'''
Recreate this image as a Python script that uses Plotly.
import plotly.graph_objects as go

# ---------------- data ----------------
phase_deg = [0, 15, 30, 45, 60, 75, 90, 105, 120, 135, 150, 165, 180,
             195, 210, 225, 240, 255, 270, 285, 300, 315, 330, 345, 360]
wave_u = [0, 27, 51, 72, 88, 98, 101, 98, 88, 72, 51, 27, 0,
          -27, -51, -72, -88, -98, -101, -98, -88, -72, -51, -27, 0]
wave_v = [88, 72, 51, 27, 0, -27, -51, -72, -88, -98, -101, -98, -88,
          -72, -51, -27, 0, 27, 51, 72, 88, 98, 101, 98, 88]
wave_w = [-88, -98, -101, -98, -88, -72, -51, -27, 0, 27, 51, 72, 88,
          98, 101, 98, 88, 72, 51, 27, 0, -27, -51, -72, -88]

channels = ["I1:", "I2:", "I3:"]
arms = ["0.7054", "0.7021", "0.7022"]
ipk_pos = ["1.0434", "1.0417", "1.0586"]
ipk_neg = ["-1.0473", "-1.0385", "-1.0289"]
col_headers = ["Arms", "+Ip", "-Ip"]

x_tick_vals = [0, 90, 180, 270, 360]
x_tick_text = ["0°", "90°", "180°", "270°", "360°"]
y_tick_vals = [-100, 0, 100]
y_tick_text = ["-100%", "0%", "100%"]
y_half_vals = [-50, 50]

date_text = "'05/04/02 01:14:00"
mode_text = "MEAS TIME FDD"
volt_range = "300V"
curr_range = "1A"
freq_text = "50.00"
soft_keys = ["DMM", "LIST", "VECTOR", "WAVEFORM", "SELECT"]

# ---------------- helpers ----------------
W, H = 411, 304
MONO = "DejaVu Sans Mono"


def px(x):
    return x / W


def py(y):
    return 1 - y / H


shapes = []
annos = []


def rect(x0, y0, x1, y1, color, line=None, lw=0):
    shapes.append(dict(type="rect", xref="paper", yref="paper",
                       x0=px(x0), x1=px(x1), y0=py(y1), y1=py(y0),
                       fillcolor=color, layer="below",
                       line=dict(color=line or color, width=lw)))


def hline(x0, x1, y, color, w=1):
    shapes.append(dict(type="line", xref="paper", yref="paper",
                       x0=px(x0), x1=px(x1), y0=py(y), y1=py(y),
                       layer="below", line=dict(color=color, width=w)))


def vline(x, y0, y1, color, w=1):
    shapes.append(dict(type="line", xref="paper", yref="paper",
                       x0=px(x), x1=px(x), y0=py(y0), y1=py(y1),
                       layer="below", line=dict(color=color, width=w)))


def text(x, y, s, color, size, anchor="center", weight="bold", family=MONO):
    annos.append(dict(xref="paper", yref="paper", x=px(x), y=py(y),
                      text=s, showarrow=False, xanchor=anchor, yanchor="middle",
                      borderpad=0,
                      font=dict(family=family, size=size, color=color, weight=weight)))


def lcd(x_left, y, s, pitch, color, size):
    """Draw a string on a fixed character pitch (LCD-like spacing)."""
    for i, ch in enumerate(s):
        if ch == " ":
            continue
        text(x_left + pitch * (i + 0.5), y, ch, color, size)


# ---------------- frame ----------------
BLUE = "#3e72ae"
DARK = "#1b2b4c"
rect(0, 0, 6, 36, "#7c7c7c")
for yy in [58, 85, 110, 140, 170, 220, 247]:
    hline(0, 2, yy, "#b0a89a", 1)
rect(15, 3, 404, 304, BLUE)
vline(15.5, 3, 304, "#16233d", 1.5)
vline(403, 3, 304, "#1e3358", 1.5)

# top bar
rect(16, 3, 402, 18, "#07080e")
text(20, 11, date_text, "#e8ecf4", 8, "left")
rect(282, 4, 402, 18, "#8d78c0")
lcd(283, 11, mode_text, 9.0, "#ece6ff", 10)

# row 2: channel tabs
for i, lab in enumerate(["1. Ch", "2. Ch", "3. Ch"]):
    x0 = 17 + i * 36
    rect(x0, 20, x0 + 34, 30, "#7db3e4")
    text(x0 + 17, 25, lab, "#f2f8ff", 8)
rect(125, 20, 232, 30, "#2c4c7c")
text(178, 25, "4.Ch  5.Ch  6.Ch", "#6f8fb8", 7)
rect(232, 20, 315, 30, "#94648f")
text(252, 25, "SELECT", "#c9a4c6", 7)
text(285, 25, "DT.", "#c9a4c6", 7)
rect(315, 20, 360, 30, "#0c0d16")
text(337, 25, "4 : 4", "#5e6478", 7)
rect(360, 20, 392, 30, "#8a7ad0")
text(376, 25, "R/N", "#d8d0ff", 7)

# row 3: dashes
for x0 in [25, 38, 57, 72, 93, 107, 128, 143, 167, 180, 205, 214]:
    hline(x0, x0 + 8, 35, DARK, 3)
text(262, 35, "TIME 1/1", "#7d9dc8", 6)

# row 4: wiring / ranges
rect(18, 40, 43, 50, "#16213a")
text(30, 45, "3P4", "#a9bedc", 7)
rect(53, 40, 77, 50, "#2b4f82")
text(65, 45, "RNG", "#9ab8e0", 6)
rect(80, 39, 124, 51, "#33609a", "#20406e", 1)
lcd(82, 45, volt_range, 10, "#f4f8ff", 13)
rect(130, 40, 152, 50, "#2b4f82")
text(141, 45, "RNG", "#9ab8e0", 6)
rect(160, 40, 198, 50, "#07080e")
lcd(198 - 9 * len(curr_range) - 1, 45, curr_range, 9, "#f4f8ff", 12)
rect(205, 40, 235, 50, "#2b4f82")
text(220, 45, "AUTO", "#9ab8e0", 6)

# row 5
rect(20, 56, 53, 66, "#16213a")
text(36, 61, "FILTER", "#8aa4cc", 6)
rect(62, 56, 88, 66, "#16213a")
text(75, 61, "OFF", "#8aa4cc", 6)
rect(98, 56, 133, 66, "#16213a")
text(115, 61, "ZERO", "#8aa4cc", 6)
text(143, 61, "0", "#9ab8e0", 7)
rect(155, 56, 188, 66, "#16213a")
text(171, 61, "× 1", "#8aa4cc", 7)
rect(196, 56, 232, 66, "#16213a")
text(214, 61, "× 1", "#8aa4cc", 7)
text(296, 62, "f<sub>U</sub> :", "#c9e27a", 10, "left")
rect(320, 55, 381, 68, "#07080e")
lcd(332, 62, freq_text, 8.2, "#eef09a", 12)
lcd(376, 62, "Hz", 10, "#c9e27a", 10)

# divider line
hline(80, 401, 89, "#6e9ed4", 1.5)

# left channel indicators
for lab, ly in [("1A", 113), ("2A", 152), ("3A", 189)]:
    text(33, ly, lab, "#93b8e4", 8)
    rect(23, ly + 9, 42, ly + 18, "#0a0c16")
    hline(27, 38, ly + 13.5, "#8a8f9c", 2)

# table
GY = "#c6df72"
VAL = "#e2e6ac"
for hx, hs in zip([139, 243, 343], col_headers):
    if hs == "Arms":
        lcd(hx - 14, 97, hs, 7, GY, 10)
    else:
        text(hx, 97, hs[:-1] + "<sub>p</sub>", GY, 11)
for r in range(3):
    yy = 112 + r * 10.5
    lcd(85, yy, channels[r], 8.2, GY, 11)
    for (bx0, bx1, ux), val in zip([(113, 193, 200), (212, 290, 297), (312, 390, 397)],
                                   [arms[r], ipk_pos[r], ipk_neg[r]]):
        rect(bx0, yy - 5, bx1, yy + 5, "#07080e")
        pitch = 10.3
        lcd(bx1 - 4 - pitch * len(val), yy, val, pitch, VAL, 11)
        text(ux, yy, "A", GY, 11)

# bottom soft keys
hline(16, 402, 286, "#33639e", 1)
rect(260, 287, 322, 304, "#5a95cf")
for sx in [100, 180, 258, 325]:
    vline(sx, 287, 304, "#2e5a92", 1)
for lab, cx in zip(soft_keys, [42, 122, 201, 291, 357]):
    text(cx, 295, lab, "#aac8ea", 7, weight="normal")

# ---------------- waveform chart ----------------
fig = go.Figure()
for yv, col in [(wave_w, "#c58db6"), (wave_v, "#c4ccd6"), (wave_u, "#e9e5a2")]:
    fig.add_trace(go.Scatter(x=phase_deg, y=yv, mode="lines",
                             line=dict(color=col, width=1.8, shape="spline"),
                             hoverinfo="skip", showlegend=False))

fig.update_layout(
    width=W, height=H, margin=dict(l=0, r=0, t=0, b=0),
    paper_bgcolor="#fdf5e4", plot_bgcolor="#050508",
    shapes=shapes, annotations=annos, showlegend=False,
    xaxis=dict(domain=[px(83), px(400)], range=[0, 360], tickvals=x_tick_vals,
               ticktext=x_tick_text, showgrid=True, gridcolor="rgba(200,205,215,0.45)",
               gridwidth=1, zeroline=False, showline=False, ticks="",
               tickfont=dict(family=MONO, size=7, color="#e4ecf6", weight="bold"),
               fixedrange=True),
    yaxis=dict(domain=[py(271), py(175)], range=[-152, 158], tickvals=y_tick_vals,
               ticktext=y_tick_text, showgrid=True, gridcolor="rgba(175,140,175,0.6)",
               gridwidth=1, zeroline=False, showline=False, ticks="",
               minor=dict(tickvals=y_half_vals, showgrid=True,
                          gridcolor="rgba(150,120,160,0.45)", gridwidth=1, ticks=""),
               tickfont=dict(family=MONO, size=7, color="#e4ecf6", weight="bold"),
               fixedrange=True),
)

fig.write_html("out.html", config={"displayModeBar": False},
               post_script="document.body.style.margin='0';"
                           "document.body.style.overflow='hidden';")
'''
Only the lines from the beginning of the material above through the line with "line=dict(color=line or color, width=lw)))" are wanted; extract them exactly.

RIGHT ANSWER =
Recreate this image as a Python script that uses Plotly.
import plotly.graph_objects as go

# ---------------- data ----------------
phase_deg = [0, 15, 30, 45, 60, 75, 90, 105, 120, 135, 150, 165, 180,
             195, 210, 225, 240, 255, 270, 285, 300, 315, 330, 345, 360]
wave_u = [0, 27, 51, 72, 88, 98, 101, 98, 88, 72, 51, 27, 0,
          -27, -51, -72, -88, -98, -101, -98, -88, -72, -51, -27, 0]
wave_v = [88, 72, 51, 27, 0, -27, -51, -72, -88, -98, -101, -98, -88,
          -72, -51, -27, 0, 27, 51, 72, 88, 98, 101, 98, 88]
wave_w = [-88, -98, -101, -98, -88, -72, -51, -27, 0, 27, 51, 72, 88,
          98, 101, 98, 88, 72, 51, 27, 0, -27, -51, -72, -88]

channels = ["I1:", "I2:", "I3:"]
arms = ["0.7054", "0.7021", "0.7022"]
ipk_pos = ["1.0434", "1.0417", "1.0586"]
ipk_neg = ["-1.0473", "-1.0385", "-1.0289"]
col_headers = ["Arms", "+Ip", "-Ip"]

x_tick_vals = [0, 90, 180, 270, 360]
x_tick_text = ["0°", "90°", "180°", "270°", "360°"]
y_tick_vals = [-100, 0, 100]
y_tick_text = ["-100%", "0%", "100%"]
y_half_vals = [-50, 50]

date_text = "'05/04/02 01:14:00"
mode_text = "MEAS TIME FDD"
volt_range = "300V"
curr_range = "1A"
freq_text = "50.00"
soft_keys = ["DMM", "LIST", "VECTOR", "WAVEFORM", "SELECT"]

# ---------------- helpers ----------------
W, H = 411, 304
MONO = "DejaVu Sans Mono"


def px(x):
    return x / W


def py(y):
    return 1 - y / H


shapes = []
annos = []


def rect(x0, y0, x1, y1, color, line=None, lw=0):
    shapes.append(dict(type="rect", xref="paper", yref="paper",
                       x0=px(x0), x1=px(x1), y0=py(y1), y1=py(y0),
                       fillcolor=color, layer="below",
                       line=dict(color=line or color, width=lw)))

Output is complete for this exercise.